2] I mean the bulk of students fail the test before the curve is applied. If even the highest cohort didn't learn enough material to constitute getting credit, I would hope they are not simply curved into a passing grade relative to each other and passed along. I would hope they are able to retake the course, learn the material, and demonstrate that learning.

3] The blame for poor performance necessitating grading on a curve to avoid bulk-of-class failure being placed on students for failing to learn, rather than an educator failing to teach.

4] Testing is not what produces learning. Testing attempts to measure competence. Receiving feedback from testing enables students to use the measurements in their learning, but the data point 'we all failed' hardly seems useful. // Grading on a curve evaluates student performance relative to each other. Grading without a curve evaluates student performance relative to the test. You can argue either is more fair if you want, but simplifying the task of the professor writing the exam is hopefully not the goal of college education. Hopefully the goal is to train students into highly competent graduates, who can perform across uneven difficulty in different material.

(edit: testing attempts to measure learning -> testing attempts to measure competence)

"At best you can assume an invisible hand of the market for hiring graduates influencing student enrollment decisions"

Yes it's done that and more. For instance, in many universities humanities courses have taken a hit because they're not as lucrative financially in either students numbers or in other ways. My profession is technical but I'm not in favor of nuking the humanities (especially so core subjects, history, philosophy, languages etc.).

What's really been lost from university education is the once-important notion of learning for its own sake—and of student life—the spirit of Gaudeamus igitur. Those notions were there but dying during my time quite some decades ago, today they've been completely subsumed or swallowed up by financial considerations. That, I think, is a shame.

In an era where financial considerations dominate, the whole issue of grades, passing examinations is crucially important because it's coupled more tightly than ever to one's livelihood than in the past. Hence, it's little wonder we're now seeing these issues looming much larger in students' minds than ever they've done in the past.

(In my time student protested and demonstrated and often did so violently (anti-Vietnam war rallies, 1968 student riots etc.) but from my recollection there was none of the angst about courses/grades that there is here today (except of course for usual level of time immemorial complaints that have always been part of the background noise of universities.)

Forgive me for being suspicious of any invisible hand based argument.

I hope you'll be glad to hear that in my time, learning for its own sake is/was still seen as important, in humanities as much as any other area.

Freedom from the domination of financial considerations may be based more on individual conditions than systemic ones. There were certainly students worried about money in the 70's--it sounds like many of them are more accurately described as would-be students who simply didn't have the opportunity to attend at all.
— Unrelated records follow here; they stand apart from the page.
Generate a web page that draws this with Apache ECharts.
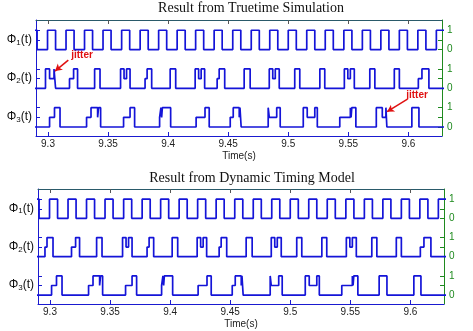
<!DOCTYPE html>
<html>
<head>
<meta charset="utf-8">
<script src="https://cdn.jsdelivr.net/npm/echarts@6/dist/echarts.min.js"></script>
<style>
  html, body { margin: 0; padding: 0; background: #fff; }
  #chart { width: 473px; height: 331px; }
</style>
</head>
<body>
<div id="chart"></div>
<script>
// x axis ticks
const xTicks = [9.3, 9.35, 9.4, 9.45, 9.5, 9.55, 9.6];
const xTickLabels = ['9.3', '9.35', '9.4', '9.45', '9.5', '9.55', '9.6'];
const titles = ['Result from Truetime Simulation', 'Result from Dynamic Timing Model'];
const signalLabels = ['{b|Φ}{s|3}{b|(t)}', '{b|Φ}{s|2}{b|(t)}', '{b|Φ}{s|1}{b|(t)}'];

// [time, level]  level: 0 idle, 0.5 waiting, 1 running
const phi1 = [
  [9.2800, 0], [9.2842, 1], [9.2909, 0], [9.2996, 1], [9.3063, 0], [9.3150, 1], [9.3217, 0],
  [9.3304, 1], [9.3371, 0], [9.3458, 1], [9.3525, 0], [9.3613, 1], [9.3680, 0],
  [9.3767, 1], [9.3834, 0], [9.3921, 1], [9.3988, 0], [9.4075, 1], [9.4142, 0],
  [9.4229, 1], [9.4296, 0], [9.4383, 1], [9.4450, 0], [9.4538, 1], [9.4605, 0],
  [9.4692, 1], [9.4759, 0], [9.4846, 1], [9.4913, 0], [9.5000, 1], [9.5067, 0],
  [9.5154, 1], [9.5221, 0], [9.5308, 1], [9.5375, 0], [9.5463, 1], [9.5530, 0],
  [9.5617, 1], [9.5684, 0], [9.5771, 1], [9.5838, 0], [9.5925, 1], [9.5992, 0],
  [9.6079, 1], [9.6146, 0], [9.6233, 1], [9.6400, 1]
];

const phi2Sim = [
  [9.2800, 0], [9.2979, 1], [9.3013, 0.5], [9.3050, 1], [9.3063, 0],
  [9.3179, 0.5], [9.3213, 1], [9.3246, 0],
  [9.3388, 1], [9.3433, 0],
  [9.3604, 1], [9.3633, 0.5], [9.3654, 1], [9.3683, 0],
  [9.3808, 0.5], [9.3825, 1], [9.3863, 0],
  [9.4017, 1], [9.4063, 0],
  [9.4225, 1], [9.4254, 0.5], [9.4275, 1], [9.4304, 0],
  [9.4408, 0.5], [9.4425, 1], [9.4471, 0],
  [9.4633, 1], [9.4683, 0],
  [9.4842, 1], [9.4871, 0.5], [9.4892, 1], [9.4925, 0],
  [9.5054, 1], [9.5096, 0],
  [9.5263, 1], [9.5304, 0],
  [9.5467, 1], [9.5496, 0.5], [9.5517, 1], [9.5550, 0],
  [9.5679, 1], [9.5721, 0],
  [9.5883, 1], [9.5925, 0],
  [9.6083, 0.5], [9.6113, 1], [9.6171, 0],
  [9.6400, 0]
];

const phi3Sim = [
  [9.2800, 0],
  [9.3013, 0.5], [9.3054, 1], [9.3100, 0],
  [9.3321, 0.5], [9.3358, 1], [9.3413, 0.5], [9.3421, 1], [9.3438, 0],
  [9.3629, 0.5], [9.3683, 1], [9.3721, 0],
  [9.3929, 0.5], [9.3940, 1], [9.3946, 0.5], [9.3952, 1], [9.4021, 0],
  [9.4233, 0.5], [9.4307, 1], [9.4342, 0],
  [9.4517, 0.5], [9.4542, 1], [9.4592, 0.5], [9.4598, 1], [9.4608, 0],
  [9.4833, 1], [9.4842, 0.5], [9.4904, 1], [9.4933, 0],
  [9.5125, 1], [9.5158, 0.5], [9.5221, 1], [9.5242, 0],
  [9.5429, 0.5], [9.5517, 1], [9.5523, 0.5], [9.5529, 1], [9.5563, 0],
  [9.5733, 1], [9.5783, 0.5], [9.5813, 1], [9.5821, 0],
  [9.6029, 1], [9.6088, 0],
  [9.6400, 0]
];

const phi2Model = [
  [9.2800, 0], [9.2958, 0.5], [9.2975, 1], [9.3025, 0],
  [9.3179, 0.5], [9.3213, 1], [9.3246, 0],
  [9.3388, 1], [9.3433, 0],
  [9.3604, 1], [9.3633, 0.5], [9.3654, 1], [9.3683, 0],
  [9.3808, 0.5], [9.3825, 1], [9.3863, 0],
  [9.4017, 1], [9.4063, 0],
  [9.4225, 1], [9.4254, 0.5], [9.4275, 1], [9.4304, 0],
  [9.4408, 0.5], [9.4425, 1], [9.4471, 0],
  [9.4633, 1], [9.4683, 0],
  [9.4842, 1], [9.4871, 0.5], [9.4892, 1], [9.4925, 0],
  [9.5054, 1], [9.5096, 0],
  [9.5263, 1], [9.5304, 0],
  [9.5467, 1], [9.5496, 0.5], [9.5517, 1], [9.5550, 0],
  [9.5679, 1], [9.5721, 0],
  [9.5883, 1], [9.5925, 0],
  [9.6083, 0.5], [9.6113, 1], [9.6171, 0],
  [9.6400, 0]
];

const phi3Model = [
  [9.2800, 0],
  [9.3013, 0.5], [9.3054, 1], [9.3100, 0],
  [9.3321, 0.5], [9.3358, 1], [9.3413, 0.5], [9.3421, 1], [9.3438, 0],
  [9.3629, 0.5], [9.3683, 1], [9.3721, 0],
  [9.3929, 0.5], [9.3940, 1], [9.3946, 0.5], [9.3952, 1], [9.4021, 0],
  [9.4233, 0.5], [9.4307, 1], [9.4342, 0],
  [9.4517, 0.5], [9.4542, 1], [9.4592, 0.5], [9.4598, 1], [9.4608, 0],
  [9.4833, 1], [9.4842, 0.5], [9.4904, 1], [9.4933, 0],
  [9.5125, 1], [9.5158, 0.5], [9.5221, 1], [9.5242, 0],
  [9.5429, 0.5], [9.5517, 1], [9.5523, 0.5], [9.5529, 1], [9.5563, 0],
  [9.5740, 1], [9.5805, 0],
  [9.6029, 1], [9.6088, 0],
  [9.6400, 0]
];

// each signal drawn on its own band of the y axis
const bandOffset = { phi1: 4, phi2: 2, phi3: 0 };

const BLUE = '#1a1ad0';
const GREEN = '#1f8a1f';
const LINE = '#1414d8';

const chart = echarts.init(document.getElementById('chart'));

const shift = (pts, off) => pts.map(p => [p[0], p[1] + off]);

function xAxes(grid) {
  return [
    {
      gridIndex: grid, type: 'value', position: 'bottom', min: 9.29, max: 9.628,
      axisLine: { onZero: false, lineStyle: { color: BLUE, width: 1 } },
      axisTick: { inside: true, length: 4, customValues: xTicks, lineStyle: { color: BLUE } },
      axisLabel: {
        customValues: xTicks, margin: 3, color: '#222', fontSize: 10, fontFamily: 'Liberation Sans',
        formatter: v => xTickLabels[xTicks.indexOf(v)] || ''
      },
      splitLine: { show: false },
      name: 'Time(s)', nameLocation: 'middle', nameGap: 15,
      nameTextStyle: { color: '#222', fontSize: 10, fontFamily: 'Liberation Sans' }
    },
    {
      gridIndex: grid, type: 'value', position: 'top', min: 9.29, max: 9.628,
      axisLine: { onZero: false, lineStyle: { color: '#2a5a6a', width: 1 } },
      axisTick: { inside: true, length: 4, customValues: xTicks, lineStyle: { color: '#555' } },
      axisLabel: { show: false },
      splitLine: { show: false }
    }
  ];
}

function yAxes(grid) {
  return [
    {
      gridIndex: grid, type: 'value', position: 'left', min: -0.465, max: 5.53,
      axisLine: { show: true, onZero: false, lineStyle: { color: BLUE, width: 1 } },
      axisTick: { show: true, inside: true, length: 4, customValues: [0.5, 1, 2.5, 3, 4.5, 5], lineStyle: { color: BLUE } },
      axisLabel: {
        customValues: [0.5, 2.5, 4.5], margin: 4,
        formatter: v => signalLabels[Math.round((v - 0.5) / 2)],
        rich: {
          b: { fontSize: 12, fontFamily: 'Liberation Sans', color: '#111', lineHeight: 13, verticalAlign: 'top' },
          s: { fontSize: 8, fontFamily: 'Liberation Sans', color: '#111', lineHeight: 9, verticalAlign: 'bottom' }
        }
      },
      splitLine: { show: false }
    },
    {
      gridIndex: grid, type: 'value', position: 'right', min: -0.465, max: 5.53,
      axisLine: { show: true, onZero: false, lineStyle: { color: GREEN, width: 1 } },
      axisTick: { show: true, inside: true, length: 4, customValues: [0, 0.5, 1, 2, 2.5, 3, 4, 4.5, 5], lineStyle: { color: GREEN } },
      axisLabel: {
        customValues: [0, 1, 2, 3, 4, 5], margin: 5, color: GREEN, fontSize: 10, fontFamily: 'Liberation Sans',
        formatter: v => (Math.round(v) % 2 === 0 ? '0' : '1')
      },
      splitLine: { show: false }
    }
  ];
}

function signal(pts, grid, off, markLine) {
  const s = {
    type: 'line', step: 'end', xAxisIndex: grid * 2, yAxisIndex: grid * 2,
    data: shift(pts, off), showSymbol: false, animation: false, silent: true,
    lineStyle: { color: LINE, width: 1.7 }
  };
  if (markLine) {
    s.markLine = {
      silent: true, animation: false, symbol: ['none', 'arrow'], symbolSize: [6, 7],
      label: { show: false }, lineStyle: { color: '#e01010', width: 1.5, type: 'solid' },
      data: [markLine]
    };
  }
  return s;
}

const arrowTop = [{ coord: [9.3169, 3.46] }, { coord: [9.3058, 2.89] }];
const arrowBottom = [{ coord: [9.5989, 1.43] }, { coord: [9.5823, 0.79] }];

chart.setOption({
  animation: false,
  grid: [
    { left: 36, top: 20, width: 406, height: 116 },
    { left: 38, top: 189, width: 406, height: 115 }
  ],
  xAxis: [...xAxes(0), ...xAxes(1)],
  yAxis: [...yAxes(0), ...yAxes(1)],
  series: [
    signal(phi1, 0, bandOffset.phi1),
    signal(phi2Sim, 0, bandOffset.phi2, arrowTop),
    signal(phi3Sim, 0, bandOffset.phi3, arrowBottom),
    signal(phi1, 1, bandOffset.phi1),
    signal(phi2Model, 1, bandOffset.phi2),
    signal(phi3Model, 1, bandOffset.phi3)
  ],
  graphic: [
    { type: 'text', x: 251, y: 8, style: { text: titles[0], textAlign: 'center', textVerticalAlign: 'middle', font: '14px "Liberation Serif"', fill: '#111' } },
    { type: 'text', x: 252, y: 178, style: { text: titles[1], textAlign: 'center', textVerticalAlign: 'middle', font: '14px "Liberation Serif"', fill: '#111' } },
    { type: 'text', x: 82, y: 55, style: { text: 'jitter', textAlign: 'center', textVerticalAlign: 'middle', font: 'bold 10px "Liberation Sans"', fill: '#e01010' } },
    { type: 'text', x: 417, y: 95, style: { text: 'jitter', textAlign: 'center', textVerticalAlign: 'middle', font: 'bold 10px "Liberation Sans"', fill: '#e01010' } }
  ]
});
</script>
</body>
</html>
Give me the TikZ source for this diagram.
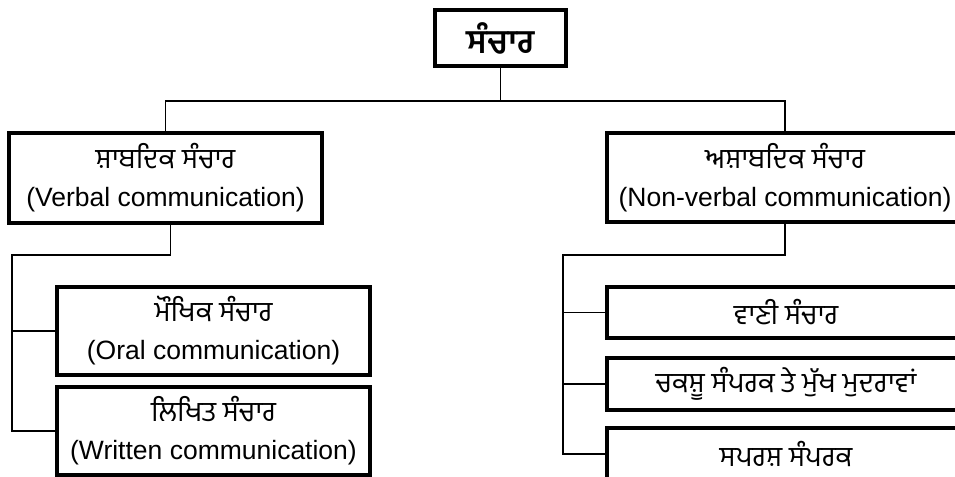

I do not fault today's would-be students who do have that opportunity for seeing their performance as tightly coupled to their livelihood.

(edit: to clarify, suspicion of an invisible hand argument means "if we can't articulate the cause, how are we purporting to know the effect?")

"Forgive me for being suspicious of any invisible hand based argument."

So am I, it's generally wheeled out in the absence of any other sufficiently-developed argument or alternatively as shorthand for one that's too hard to articulate. You're right, if we can't articulate the cause then we've little hope of moving forward.

I also don't fault today's students who consider their studies tightly coupled to their llivelihood, especially so in fields such as engineering.

Whilst I'm glad to hear that learning for its own sake is still seen as important the demise of humanities subjects at many universities in recent years doesn't overfill me with confidence that it will remain so.